The sky continued darkening from the west as I had breakfast and listened to the other pilots sitting around the table tell flying stories and talk about their different airplanes. The thunder, lightning and rain started about 10.

I talked to a woman named Cinnamon who flies float planes in Alaska. She is a CFI and shared an emergency checklist that they use in their flight school. Called ALARMSS, it was the essence of simplicity. A= airspeed. Fly the airplane. L= landing. Locate your landing spot. A= air restart. Go through your restart procedure. R= radios. Tune your emergency frequency or stay where you are if already talking to ATC. Make your mayday call, after you fly the airplane, find your landing spot and try to restart. M= call mayday. S= squawk 7700. S= Secure checklist to get ready for the emergency landing. Simple, especially if your engine quits in Alaska.

I plan to share it with our pilots back home, new or old.

I also found out that Cinnamon was born in Occidental, California, about thirty miles from my home in Sonoma. She started flying lessons when she was fifteen and used to hang out at Schellville airport in Sonoma, where I had learned to fly a few years earlier. She knew the people I knew, and flew to some of the places I flew, wound up in Alaska as a bush pilot, and came to Brodhead the same weekend I did, all these years later. My wife Catherine and I go to Occidental every August to buy Gravenstein apples and have lunch. Small world.

The thunderstorm passed by 1 and the sky resumed its lovely blue with puffy white clouds. The airplanes, including the few Pietenpols here this year, started up and trundled out over the uneven grass to take to the air in that beautiful Wisconsin sky.

Because of the unsettled weather in the Midwest this year, there were only three or four Pietenpols that flew in. There are several that are based at Brodhead, so when they were brought out, there were six on the line, with one from Fargo, ND, having already departed to miss this latest thunderstorm.

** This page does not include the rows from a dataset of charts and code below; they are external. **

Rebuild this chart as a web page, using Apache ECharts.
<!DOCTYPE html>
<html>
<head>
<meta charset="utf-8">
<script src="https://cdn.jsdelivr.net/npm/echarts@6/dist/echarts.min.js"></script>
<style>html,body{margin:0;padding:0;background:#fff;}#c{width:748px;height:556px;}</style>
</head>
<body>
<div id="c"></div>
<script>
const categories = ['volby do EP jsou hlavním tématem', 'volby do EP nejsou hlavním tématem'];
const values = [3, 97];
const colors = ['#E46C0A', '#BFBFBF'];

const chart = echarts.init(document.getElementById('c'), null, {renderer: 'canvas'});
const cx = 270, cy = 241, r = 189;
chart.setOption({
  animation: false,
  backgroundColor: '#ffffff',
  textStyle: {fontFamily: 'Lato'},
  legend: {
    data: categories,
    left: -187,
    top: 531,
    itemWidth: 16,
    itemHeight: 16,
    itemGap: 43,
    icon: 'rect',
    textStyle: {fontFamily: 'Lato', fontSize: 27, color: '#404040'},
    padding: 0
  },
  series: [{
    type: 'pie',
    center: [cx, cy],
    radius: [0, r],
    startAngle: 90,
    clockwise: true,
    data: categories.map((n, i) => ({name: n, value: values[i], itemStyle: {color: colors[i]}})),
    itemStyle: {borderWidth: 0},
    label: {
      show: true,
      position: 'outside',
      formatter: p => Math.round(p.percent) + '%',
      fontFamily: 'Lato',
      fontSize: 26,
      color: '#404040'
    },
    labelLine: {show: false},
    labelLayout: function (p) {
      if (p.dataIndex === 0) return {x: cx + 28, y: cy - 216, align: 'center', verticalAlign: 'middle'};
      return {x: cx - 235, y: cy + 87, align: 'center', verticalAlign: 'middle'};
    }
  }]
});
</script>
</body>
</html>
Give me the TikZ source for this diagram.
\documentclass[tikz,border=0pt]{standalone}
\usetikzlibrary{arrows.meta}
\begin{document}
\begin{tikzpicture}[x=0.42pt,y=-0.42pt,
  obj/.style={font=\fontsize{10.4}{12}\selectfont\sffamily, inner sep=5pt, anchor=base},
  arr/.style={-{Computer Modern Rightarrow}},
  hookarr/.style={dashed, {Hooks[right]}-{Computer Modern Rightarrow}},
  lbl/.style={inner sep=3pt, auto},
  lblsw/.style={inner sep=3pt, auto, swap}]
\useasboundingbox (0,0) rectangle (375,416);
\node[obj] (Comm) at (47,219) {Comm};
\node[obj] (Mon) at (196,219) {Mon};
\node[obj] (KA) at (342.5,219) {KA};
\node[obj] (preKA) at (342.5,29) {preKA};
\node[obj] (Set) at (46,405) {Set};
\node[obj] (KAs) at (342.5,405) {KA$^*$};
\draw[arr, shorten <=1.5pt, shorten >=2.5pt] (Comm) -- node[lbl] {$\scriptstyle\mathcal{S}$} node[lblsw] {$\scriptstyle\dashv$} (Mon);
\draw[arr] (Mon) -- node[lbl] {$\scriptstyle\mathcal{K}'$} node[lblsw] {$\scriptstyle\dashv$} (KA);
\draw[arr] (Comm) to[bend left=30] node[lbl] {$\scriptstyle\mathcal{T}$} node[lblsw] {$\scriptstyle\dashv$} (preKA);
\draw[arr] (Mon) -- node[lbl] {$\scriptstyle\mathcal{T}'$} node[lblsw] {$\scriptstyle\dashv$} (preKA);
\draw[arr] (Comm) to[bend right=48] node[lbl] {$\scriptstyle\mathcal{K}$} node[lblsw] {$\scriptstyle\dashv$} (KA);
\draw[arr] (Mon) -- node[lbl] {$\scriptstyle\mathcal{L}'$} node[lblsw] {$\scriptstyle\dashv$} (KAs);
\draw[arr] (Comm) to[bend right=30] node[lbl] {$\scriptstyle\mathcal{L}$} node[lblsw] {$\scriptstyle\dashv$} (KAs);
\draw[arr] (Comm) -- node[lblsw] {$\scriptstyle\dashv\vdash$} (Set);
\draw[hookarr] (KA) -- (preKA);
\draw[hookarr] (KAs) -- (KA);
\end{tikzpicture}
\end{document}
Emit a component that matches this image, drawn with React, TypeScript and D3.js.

My mission this year, in addition to bringing things to sell in an effort to clean out my hangar, was to take lots of detail photos of Pietenpols here for our build team leader, Michael Wray, back home. Our EAA Chapter 1268 is building a Pietenpol as an educational activity for local youth and Chapter members. Unfortunately, our last crew of young people graduated from high school, so we are slowly working on the project to keep it moving until we fill out a new team.

Michael sent me out with a pretty detailed list. Luckily, there were two Piets on display that were under construction, so they were still open enough to get some good detail shots of brake systems, control cable routing, rudder and tailwheel controls. One of them also uses a converted Corvair engine as a power plant, the same engine we will use.

It’s about four-thirty in the afternoon now. I’m sitting in the Kelch museum, having just finished a soft-serve ice cream cone, and finishing today’s entry before the barbecued pork chop dinner served by Chapter 431 at six. After dinner, I will start packing my things in the airplane so all I will need to do in the morning is take down and pack the tent and sleeping bag, preflight the airplane, and leave for Oshkosh.

I’ve already fueled the airplane, and will check the oil before dinner. A red Stearman biplane is hopping rides, and loading just outside the big open hangar door. He returns from each ride, taxiing up with a roar and spinning around before shutting off that barking radial engine. It’s a little muggy after that thunderstorm, but the sun is shining, beautiful old airplanes are flying, and everyone is enjoying the relaxed pace of this Wisconsin grassroots fly-in.

The weekend is over too quickly, before we all head up to the comparatively frantic pace at Oshkosh. It’s good to be here, but it will be great to be back home as well.